## WORK TO DO:
Everything from the first line of the data through the line with "60, 80, 100];" is to be echoed exactly, minus the pictures.

* begin DATA EXTRACT *

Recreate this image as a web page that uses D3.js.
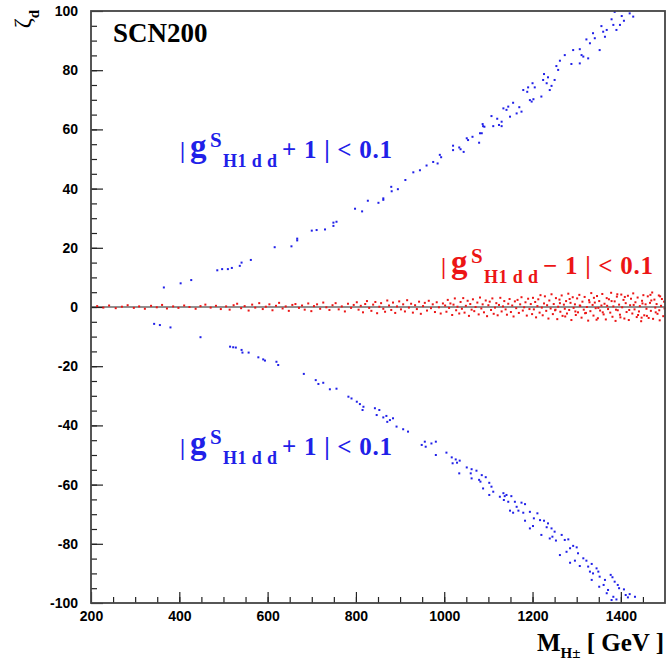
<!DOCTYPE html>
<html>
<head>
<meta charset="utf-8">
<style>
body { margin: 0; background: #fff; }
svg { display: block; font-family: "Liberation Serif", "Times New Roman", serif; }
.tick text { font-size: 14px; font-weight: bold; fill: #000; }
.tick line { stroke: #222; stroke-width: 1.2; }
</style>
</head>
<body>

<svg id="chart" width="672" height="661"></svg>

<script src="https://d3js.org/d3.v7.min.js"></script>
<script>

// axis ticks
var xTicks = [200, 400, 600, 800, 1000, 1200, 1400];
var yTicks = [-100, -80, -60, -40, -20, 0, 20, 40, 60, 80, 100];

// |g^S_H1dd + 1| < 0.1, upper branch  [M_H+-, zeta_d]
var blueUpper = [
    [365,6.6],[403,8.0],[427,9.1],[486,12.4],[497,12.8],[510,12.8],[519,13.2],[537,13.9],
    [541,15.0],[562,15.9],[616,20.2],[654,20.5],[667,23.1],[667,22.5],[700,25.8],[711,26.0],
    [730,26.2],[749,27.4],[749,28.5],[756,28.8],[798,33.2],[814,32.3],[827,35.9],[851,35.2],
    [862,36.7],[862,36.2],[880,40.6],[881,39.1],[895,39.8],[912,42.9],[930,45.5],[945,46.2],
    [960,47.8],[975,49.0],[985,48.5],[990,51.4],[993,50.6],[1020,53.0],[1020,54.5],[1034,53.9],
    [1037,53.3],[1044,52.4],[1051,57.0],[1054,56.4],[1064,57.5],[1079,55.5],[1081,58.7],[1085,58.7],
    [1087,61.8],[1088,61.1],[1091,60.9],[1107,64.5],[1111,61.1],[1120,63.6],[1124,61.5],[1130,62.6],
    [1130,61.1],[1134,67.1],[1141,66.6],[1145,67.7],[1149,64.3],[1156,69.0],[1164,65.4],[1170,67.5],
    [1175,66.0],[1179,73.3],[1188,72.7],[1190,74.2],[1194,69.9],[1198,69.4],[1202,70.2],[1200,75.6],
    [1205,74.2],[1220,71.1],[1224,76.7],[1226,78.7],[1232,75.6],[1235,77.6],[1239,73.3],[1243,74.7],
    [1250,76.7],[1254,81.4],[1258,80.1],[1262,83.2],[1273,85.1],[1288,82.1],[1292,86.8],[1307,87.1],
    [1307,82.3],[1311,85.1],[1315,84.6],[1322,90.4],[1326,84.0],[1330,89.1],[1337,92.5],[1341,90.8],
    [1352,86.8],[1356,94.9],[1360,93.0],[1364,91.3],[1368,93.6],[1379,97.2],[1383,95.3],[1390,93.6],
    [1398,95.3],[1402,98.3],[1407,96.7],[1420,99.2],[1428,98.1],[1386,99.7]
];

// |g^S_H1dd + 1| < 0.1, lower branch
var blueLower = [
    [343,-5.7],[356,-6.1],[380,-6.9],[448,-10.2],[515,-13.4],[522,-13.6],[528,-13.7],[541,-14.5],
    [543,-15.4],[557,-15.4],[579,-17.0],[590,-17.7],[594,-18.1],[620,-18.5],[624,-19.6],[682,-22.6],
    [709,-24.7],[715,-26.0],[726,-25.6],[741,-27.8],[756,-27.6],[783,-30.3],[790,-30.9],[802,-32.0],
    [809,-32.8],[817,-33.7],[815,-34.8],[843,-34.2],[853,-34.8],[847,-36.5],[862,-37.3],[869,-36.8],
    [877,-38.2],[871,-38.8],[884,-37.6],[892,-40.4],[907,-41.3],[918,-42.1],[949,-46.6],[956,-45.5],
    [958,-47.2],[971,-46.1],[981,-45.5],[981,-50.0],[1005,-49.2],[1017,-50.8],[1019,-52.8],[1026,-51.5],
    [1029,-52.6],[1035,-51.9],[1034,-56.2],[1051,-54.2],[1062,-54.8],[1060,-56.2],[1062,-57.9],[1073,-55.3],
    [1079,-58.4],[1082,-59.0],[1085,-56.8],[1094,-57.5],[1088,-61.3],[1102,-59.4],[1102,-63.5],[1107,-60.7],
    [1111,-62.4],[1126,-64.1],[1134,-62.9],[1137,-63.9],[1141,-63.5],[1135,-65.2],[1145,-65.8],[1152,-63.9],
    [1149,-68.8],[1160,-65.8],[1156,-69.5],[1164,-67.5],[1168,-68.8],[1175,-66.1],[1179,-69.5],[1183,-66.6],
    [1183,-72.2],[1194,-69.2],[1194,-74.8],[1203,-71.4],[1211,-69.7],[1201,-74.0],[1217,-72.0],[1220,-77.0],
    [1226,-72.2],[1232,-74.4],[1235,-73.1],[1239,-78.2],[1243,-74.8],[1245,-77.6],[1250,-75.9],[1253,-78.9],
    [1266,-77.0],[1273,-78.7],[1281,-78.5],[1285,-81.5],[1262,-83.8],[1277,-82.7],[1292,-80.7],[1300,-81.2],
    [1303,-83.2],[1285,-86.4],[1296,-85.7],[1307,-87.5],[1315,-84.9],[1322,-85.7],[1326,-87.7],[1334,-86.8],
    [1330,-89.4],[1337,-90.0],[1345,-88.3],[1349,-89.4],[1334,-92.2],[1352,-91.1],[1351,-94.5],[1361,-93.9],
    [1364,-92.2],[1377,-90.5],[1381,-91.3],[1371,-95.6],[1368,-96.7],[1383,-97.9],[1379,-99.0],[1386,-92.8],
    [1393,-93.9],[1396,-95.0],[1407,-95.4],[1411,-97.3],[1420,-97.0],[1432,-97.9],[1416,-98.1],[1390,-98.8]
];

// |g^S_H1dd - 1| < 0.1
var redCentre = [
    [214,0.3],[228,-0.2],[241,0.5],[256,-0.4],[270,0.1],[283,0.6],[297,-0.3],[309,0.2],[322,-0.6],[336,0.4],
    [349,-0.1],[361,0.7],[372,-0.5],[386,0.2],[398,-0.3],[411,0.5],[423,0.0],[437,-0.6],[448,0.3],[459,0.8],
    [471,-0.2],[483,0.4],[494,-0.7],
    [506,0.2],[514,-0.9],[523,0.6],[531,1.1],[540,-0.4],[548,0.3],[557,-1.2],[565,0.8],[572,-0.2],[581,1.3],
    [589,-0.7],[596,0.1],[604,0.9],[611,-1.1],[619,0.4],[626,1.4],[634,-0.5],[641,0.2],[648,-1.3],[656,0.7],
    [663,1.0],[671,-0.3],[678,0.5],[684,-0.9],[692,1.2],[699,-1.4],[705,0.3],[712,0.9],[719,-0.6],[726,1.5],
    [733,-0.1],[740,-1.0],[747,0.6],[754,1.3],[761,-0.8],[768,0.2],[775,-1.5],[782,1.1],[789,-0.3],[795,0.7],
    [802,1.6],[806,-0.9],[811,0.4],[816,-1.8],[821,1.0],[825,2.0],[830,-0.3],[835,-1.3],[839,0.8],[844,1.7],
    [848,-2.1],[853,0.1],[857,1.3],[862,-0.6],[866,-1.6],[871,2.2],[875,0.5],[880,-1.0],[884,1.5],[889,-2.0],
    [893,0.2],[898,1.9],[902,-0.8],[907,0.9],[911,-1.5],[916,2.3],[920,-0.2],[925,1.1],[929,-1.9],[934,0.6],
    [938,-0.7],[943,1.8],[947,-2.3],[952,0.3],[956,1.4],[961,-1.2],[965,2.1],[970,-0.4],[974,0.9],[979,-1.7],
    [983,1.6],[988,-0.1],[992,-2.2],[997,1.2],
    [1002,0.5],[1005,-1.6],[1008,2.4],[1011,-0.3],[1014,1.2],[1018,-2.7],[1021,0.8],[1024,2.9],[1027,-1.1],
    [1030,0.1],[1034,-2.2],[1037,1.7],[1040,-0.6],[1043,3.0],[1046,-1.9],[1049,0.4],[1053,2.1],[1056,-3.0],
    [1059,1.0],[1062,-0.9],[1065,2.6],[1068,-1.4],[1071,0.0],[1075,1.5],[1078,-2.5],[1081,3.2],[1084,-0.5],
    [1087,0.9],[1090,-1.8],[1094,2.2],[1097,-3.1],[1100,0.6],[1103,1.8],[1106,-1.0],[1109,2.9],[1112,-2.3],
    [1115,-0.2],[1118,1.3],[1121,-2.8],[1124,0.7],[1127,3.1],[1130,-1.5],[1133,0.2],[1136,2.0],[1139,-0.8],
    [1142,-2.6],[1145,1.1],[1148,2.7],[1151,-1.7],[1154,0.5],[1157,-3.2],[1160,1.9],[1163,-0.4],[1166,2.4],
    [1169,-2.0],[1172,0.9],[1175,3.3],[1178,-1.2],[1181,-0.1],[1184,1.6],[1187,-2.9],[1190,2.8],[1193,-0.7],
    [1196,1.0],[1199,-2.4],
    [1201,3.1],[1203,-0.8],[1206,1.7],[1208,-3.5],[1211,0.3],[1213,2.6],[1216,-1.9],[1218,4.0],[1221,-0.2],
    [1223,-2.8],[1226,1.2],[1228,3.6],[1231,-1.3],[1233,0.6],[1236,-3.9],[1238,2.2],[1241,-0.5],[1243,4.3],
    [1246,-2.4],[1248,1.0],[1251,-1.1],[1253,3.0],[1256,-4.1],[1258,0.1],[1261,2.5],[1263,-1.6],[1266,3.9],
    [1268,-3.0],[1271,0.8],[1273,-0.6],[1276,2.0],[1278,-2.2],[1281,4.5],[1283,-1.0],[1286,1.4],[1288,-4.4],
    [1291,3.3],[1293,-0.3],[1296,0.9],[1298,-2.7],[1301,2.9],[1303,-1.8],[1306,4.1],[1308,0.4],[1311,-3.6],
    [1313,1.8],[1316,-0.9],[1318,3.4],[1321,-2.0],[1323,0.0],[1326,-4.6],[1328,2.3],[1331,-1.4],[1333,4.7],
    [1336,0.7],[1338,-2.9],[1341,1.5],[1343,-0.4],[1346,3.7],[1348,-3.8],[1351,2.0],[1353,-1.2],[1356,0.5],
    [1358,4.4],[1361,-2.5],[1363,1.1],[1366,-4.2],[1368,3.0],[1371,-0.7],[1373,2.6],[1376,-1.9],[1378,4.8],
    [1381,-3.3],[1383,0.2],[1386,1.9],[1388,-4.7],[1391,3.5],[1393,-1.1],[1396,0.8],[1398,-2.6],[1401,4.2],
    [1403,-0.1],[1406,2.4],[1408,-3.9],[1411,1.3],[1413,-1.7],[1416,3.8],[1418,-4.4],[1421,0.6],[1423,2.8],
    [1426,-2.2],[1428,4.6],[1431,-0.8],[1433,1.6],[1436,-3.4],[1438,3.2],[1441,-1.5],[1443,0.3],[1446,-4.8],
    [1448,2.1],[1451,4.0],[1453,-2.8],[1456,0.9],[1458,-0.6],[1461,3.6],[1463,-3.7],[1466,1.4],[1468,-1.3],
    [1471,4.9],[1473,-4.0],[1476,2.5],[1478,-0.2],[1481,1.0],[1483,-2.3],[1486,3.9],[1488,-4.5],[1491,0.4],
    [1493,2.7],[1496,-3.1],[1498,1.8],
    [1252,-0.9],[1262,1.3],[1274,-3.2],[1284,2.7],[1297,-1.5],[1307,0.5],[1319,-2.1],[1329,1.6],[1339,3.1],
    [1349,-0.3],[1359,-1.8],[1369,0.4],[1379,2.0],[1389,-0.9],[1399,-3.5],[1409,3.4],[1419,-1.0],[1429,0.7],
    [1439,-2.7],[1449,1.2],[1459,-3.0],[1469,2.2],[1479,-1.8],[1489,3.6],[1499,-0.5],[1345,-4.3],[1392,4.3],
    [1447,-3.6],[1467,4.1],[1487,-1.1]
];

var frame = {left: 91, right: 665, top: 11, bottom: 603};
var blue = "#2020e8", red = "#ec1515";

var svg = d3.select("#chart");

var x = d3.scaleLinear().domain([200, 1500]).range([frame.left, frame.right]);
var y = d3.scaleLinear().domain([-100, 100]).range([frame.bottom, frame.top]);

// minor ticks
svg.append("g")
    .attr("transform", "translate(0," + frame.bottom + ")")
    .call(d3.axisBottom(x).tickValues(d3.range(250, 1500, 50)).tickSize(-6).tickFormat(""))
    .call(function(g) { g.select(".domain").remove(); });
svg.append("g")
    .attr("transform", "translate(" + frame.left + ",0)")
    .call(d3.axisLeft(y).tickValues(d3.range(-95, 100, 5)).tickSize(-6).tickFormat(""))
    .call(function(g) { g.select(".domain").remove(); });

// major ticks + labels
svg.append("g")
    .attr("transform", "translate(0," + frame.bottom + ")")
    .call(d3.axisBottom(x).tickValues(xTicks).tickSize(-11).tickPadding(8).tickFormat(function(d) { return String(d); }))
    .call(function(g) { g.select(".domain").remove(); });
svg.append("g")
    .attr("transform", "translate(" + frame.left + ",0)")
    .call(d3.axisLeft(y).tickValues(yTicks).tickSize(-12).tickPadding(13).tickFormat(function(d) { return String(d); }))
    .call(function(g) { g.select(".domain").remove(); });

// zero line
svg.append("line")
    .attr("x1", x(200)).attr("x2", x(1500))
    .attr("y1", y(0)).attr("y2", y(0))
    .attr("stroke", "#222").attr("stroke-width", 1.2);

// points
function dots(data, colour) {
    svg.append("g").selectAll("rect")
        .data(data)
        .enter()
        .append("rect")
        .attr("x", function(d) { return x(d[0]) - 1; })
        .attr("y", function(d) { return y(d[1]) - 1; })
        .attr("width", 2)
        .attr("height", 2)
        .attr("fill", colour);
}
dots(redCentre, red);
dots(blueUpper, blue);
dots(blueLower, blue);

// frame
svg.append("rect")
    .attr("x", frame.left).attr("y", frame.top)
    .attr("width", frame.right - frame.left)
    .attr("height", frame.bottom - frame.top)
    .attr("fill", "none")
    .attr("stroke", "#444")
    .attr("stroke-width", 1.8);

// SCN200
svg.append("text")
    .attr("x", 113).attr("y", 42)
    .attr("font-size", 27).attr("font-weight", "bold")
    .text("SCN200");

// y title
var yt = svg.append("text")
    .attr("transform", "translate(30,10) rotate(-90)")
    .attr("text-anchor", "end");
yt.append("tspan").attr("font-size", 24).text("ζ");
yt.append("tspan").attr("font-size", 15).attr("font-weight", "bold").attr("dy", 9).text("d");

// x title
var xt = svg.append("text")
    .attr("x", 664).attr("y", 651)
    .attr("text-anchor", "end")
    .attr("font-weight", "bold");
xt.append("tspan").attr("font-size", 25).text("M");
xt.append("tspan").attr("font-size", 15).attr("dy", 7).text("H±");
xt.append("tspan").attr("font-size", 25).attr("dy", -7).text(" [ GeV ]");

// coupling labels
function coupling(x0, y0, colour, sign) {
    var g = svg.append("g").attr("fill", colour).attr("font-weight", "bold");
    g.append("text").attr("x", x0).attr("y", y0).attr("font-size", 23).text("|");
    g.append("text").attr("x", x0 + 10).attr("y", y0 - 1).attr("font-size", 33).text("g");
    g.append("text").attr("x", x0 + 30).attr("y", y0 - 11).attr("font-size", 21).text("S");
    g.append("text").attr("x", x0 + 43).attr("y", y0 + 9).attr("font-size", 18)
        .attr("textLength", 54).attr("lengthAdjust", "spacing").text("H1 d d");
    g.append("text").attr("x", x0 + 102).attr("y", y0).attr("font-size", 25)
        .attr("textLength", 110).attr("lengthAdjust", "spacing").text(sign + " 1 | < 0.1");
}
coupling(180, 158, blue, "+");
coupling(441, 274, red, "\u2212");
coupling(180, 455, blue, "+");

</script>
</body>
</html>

* end DATA EXTRACT *

## ANSWER FOR THE TASK:
Recreate this image as a web page that uses D3.js.
<!DOCTYPE html>
<html>
<head>
<meta charset="utf-8">
<style>
body { margin: 0; background: #fff; }
svg { display: block; font-family: "Liberation Serif", "Times New Roman", serif; }
.tick text { font-size: 14px; font-weight: bold; fill: #000; }
.tick line { stroke: #222; stroke-width: 1.2; }
</style>
</head>
<body>

<svg id="chart" width="672" height="661"></svg>

<script src="https://d3js.org/d3.v7.min.js"></script>
<script>

// axis ticks
var xTicks = [200, 400, 600, 800, 1000, 1200, 1400];
var yTicks = [-100, -80, -60, -40, -20, 0, 20, 40, 60, 80, 100];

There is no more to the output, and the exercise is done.